>> BEGIN

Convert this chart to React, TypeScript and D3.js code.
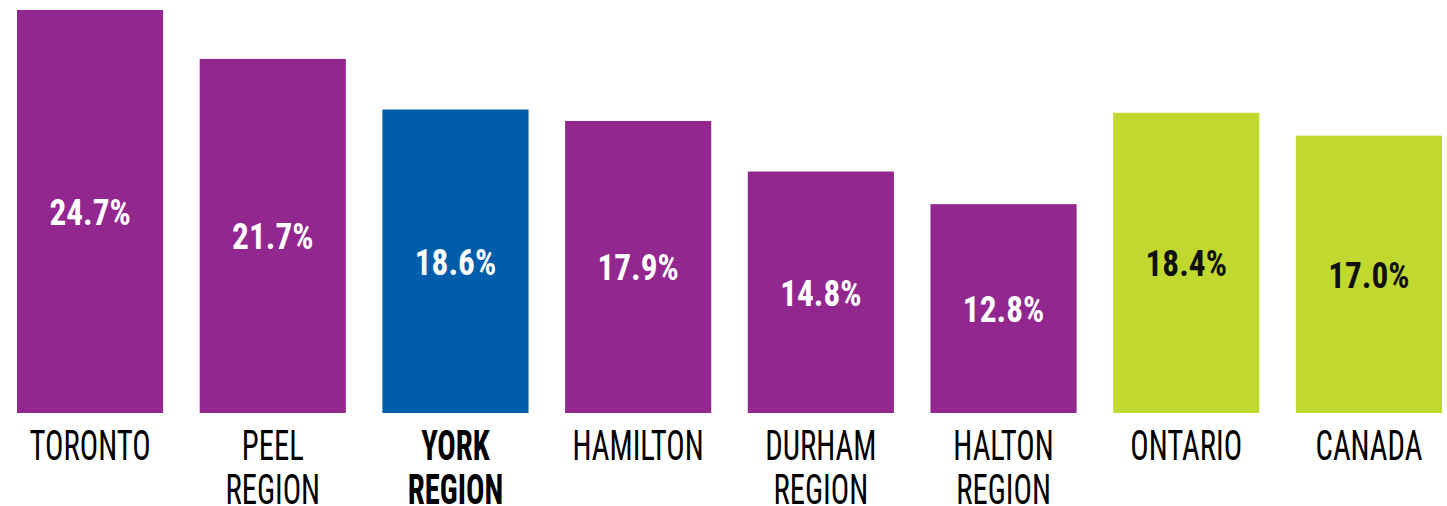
import React from "react";
import * as d3 from "d3";

const categories: string[][] = [
  ["TORONTO"],
  ["PEEL", "REGION"],
  ["YORK", "REGION"],
  ["HAMILTON"],
  ["DURHAM", "REGION"],
  ["HALTON", "REGION"],
  ["ONTARIO"],
  ["CANADA"],
];
const values: number[] = [24.7, 21.7, 18.6, 17.9, 14.8, 12.8, 18.4, 17.0];
const groups: string[] = ["gta", "gta", "york", "gta", "gta", "gta", "ref", "ref"];

const fillColor: Record<string, string> = { gta: "#92278F", york: "#005DAA", ref: "#C1D82F" };
const textColor: Record<string, string> = { gta: "#FFFFFF", york: "#FFFFFF", ref: "#111111" };

const W = 1447;
const H = 506;
const FONT = "'Liberation Sans Narrow', 'Roboto Condensed', 'DejaVu Sans Condensed', sans-serif";

export default function App() {
  const x = d3
    .scaleBand<number>()
    .domain(values.map((_, i) => i))
    .range([17, 1442])
    .paddingInner(0.2)
    .paddingOuter(0);
  const y = d3.scaleLinear().domain([0, 24.7]).range([413, 10]);
  const bw = x.bandwidth();

  return (
    <svg
      width={W}
      height={H}
      style={{ position: "absolute", left: 0, top: 0, background: "#fff" }}
    >
      {values.map((v, i) => {
        const x0 = x(i)!;
        const cx = x0 + bw / 2;
        const top = y(v);
        const mid = (top + y(0)) / 2;
        const g = groups[i];
        return (
          <g key={i}>
            <rect x={x0} y={top} width={bw} height={y(0) - top} fill={fillColor[g]} />
            <text
              transform={`translate(${cx},${mid + 13.5}) scale(0.9,1)`}
              textAnchor="middle"
              fontFamily={FONT}
              fontSize={37}
              fontWeight={700}
              fill={textColor[g]}
            >
              {d3.format(".1f")(v)}%
            </text>
            {categories[i].map((line, j) => (
              <text
                key={j}
                transform={`translate(${cx},${460 + j * 44}) scale(0.73,1)`}
                textAnchor="middle"
                fontFamily={FONT}
                fontSize={42}
                fontWeight={g === "york" ? 700 : 400}
                fill="#000"
              >
                {line}
              </text>
            ))}
          </g>
        );
      })}
    </svg>
  );
}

>> END

#### EXERCISE PROMPT:
Repeat the data exactly, excluding the pictures.

#### TASK RESULT:
Convert this chart to React, TypeScript and D3.js code.
import React from "react";
import * as d3 from "d3";

const categories: string[][] = [
  ["TORONTO"],
  ["PEEL", "REGION"],
  ["YORK", "REGION"],
  ["HAMILTON"],
  ["DURHAM", "REGION"],
  ["HALTON", "REGION"],
  ["ONTARIO"],
  ["CANADA"],
];
const values: number[] = [24.7, 21.7, 18.6, 17.9, 14.8, 12.8, 18.4, 17.0];
const groups: string[] = ["gta", "gta", "york", "gta", "gta", "gta", "ref", "ref"];

const fillColor: Record<string, string> = { gta: "#92278F", york: "#005DAA", ref: "#C1D82F" };
const textColor: Record<string, string> = { gta: "#FFFFFF", york: "#FFFFFF", ref: "#111111" };

const W = 1447;
const H = 506;
const FONT = "'Liberation Sans Narrow', 'Roboto Condensed', 'DejaVu Sans Condensed', sans-serif";

export default function App() {
  const x = d3
    .scaleBand<number>()
    .domain(values.map((_, i) => i))
    .range([17, 1442])
    .paddingInner(0.2)
    .paddingOuter(0);
  const y = d3.scaleLinear().domain([0, 24.7]).range([413, 10]);
  const bw = x.bandwidth();

  return (
    <svg
      width={W}
      height={H}
      style={{ position: "absolute", left: 0, top: 0, background: "#fff" }}
    >
      {values.map((v, i) => {
        const x0 = x(i)!;
        const cx = x0 + bw / 2;
        const top = y(v);
        const mid = (top + y(0)) / 2;
        const g = groups[i];
        return (
          <g key={i}>
            <rect x={x0} y={top} width={bw} height={y(0) - top} fill={fillColor[g]} />
            <text
              transform={`translate(${cx},${mid + 13.5}) scale(0.9,1)`}
              textAnchor="middle"
              fontFamily={FONT}
              fontSize={37}
              fontWeight={700}
              fill={textColor[g]}
            >
              {d3.format(".1f")(v)}%
            </text>
            {categories[i].map((line, j) => (
              <text
                key={j}
                transform={`translate(${cx},${460 + j * 44}) scale(0.73,1)`}
                textAnchor="middle"
                fontFamily={FONT}
                fontSize={42}
                fontWeight={g === "york" ? 700 : 400}
                fill="#000"
              >
                {line}
              </text>
            ))}
          </g>
        );
      })}
    </svg>
  );
}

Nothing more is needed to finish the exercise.